> **Data excerpt**:

§ §

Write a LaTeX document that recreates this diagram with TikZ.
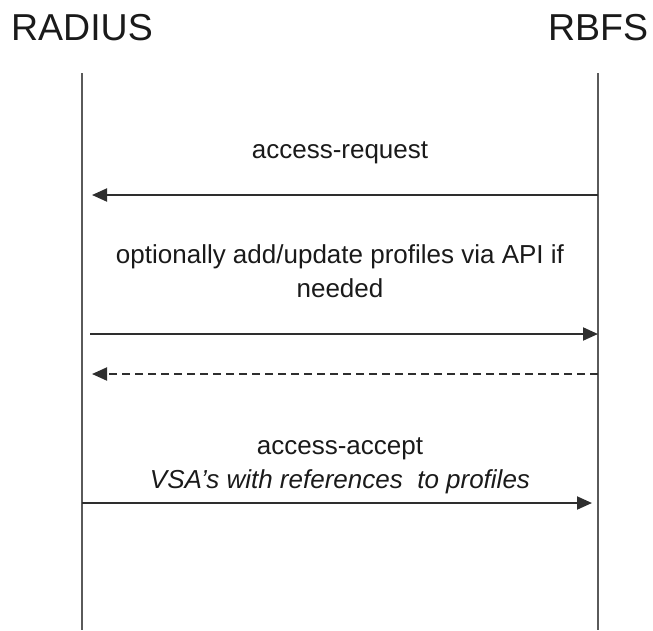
\documentclass[tikz,border=0pt]{standalone}
\usepackage{fontspec}
\setmainfont{Liberation Sans}
\usetikzlibrary{arrows.meta}
\definecolor{lifegray}{HTML}{5A5A5A}
\definecolor{msgdark}{HTML}{2E2E2E}
\definecolor{textdark}{HTML}{1A1A1A}

\begin{document}
\begin{tikzpicture}[x=1pt,y=-1pt,
  head/.style={anchor=base,text=textdark,font=\fontsize{37.5}{40}\selectfont},
  lifeline/.style={lifegray,line width=2.4pt},
  msg/.style={msgdark,line width=2pt,-{Triangle[length=15pt,width=13pt]}},
  reply/.style={msg,dash pattern=on 8pt off 5pt},
  msgtext/.style={anchor=base,align=center,text=textdark,font=\fontsize{26}{33.5}\selectfont}]
  \useasboundingbox (0,0) rectangle (653,630);
  \node[head] (radius) at (82,40) {RADIUS};
  \node[head] (rbfs) at (598,40) {RBFS};
  \coordinate (radiusTop) at (82,73);
  \coordinate (radiusEnd) at (82,630);
  \coordinate (rbfsTop) at (598,73);
  \coordinate (rbfsEnd) at (598,630);
  \draw[lifeline] (radiusTop) -- (radiusEnd);
  \draw[lifeline] (rbfsTop) -- (rbfsEnd);
  \coordinate (reqR) at (598,195);
  \coordinate (reqL) at (92,195);
  \coordinate (updL) at (90,334);
  \coordinate (updR) at (598,334);
  \coordinate (ackR) at (598,374);
  \coordinate (ackL) at (92,374);
  \coordinate (accL) at (82,503);
  \coordinate (accR) at (592,503);
  \node[msgtext] (reqtext) at (340,158) {access-request};
  \node[msgtext] (updtext) at (340,297) {optionally add/update profiles via API if\\needed};
  \node[msgtext] (acctext) at (340,488) {access-accept\\\itshape VSA’s with references\ \ to profiles};
  \draw[msg] (reqR) -- (reqL);
  \draw[msg] (updL) -- (updR);
  \draw[reply] (ackR) -- (ackL);
  \draw[msg] (accL) -- (accR);
\end{tikzpicture}
\end{document}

§ §

> **Given request**:
Write out the data precisely as given, excluding the pictures.

> **Full answer**:
Write a LaTeX document that recreates this diagram with TikZ.
\documentclass[tikz,border=0pt]{standalone}
\usepackage{fontspec}
\setmainfont{Liberation Sans}
\usetikzlibrary{arrows.meta}
\definecolor{lifegray}{HTML}{5A5A5A}
\definecolor{msgdark}{HTML}{2E2E2E}
\definecolor{textdark}{HTML}{1A1A1A}

\begin{document}
\begin{tikzpicture}[x=1pt,y=-1pt,
  head/.style={anchor=base,text=textdark,font=\fontsize{37.5}{40}\selectfont},
  lifeline/.style={lifegray,line width=2.4pt},
  msg/.style={msgdark,line width=2pt,-{Triangle[length=15pt,width=13pt]}},
  reply/.style={msg,dash pattern=on 8pt off 5pt},
  msgtext/.style={anchor=base,align=center,text=textdark,font=\fontsize{26}{33.5}\selectfont}]
  \useasboundingbox (0,0) rectangle (653,630);
  \node[head] (radius) at (82,40) {RADIUS};
  \node[head] (rbfs) at (598,40) {RBFS};
  \coordinate (radiusTop) at (82,73);
  \coordinate (radiusEnd) at (82,630);
  \coordinate (rbfsTop) at (598,73);
  \coordinate (rbfsEnd) at (598,630);
  \draw[lifeline] (radiusTop) -- (radiusEnd);
  \draw[lifeline] (rbfsTop) -- (rbfsEnd);
  \coordinate (reqR) at (598,195);
  \coordinate (reqL) at (92,195);
  \coordinate (updL) at (90,334);
  \coordinate (updR) at (598,334);
  \coordinate (ackR) at (598,374);
  \coordinate (ackL) at (92,374);
  \coordinate (accL) at (82,503);
  \coordinate (accR) at (592,503);
  \node[msgtext] (reqtext) at (340,158) {access-request};
  \node[msgtext] (updtext) at (340,297) {optionally add/update profiles via API if\\needed};
  \node[msgtext] (acctext) at (340,488) {access-accept\\\itshape VSA’s with references\ \ to profiles};
  \draw[msg] (reqR) -- (reqL);
  \draw[msg] (updL) -- (updR);
  \draw[reply] (ackR) -- (ackL);
  \draw[msg] (accL) -- (accR);
\end{tikzpicture}
\end{document}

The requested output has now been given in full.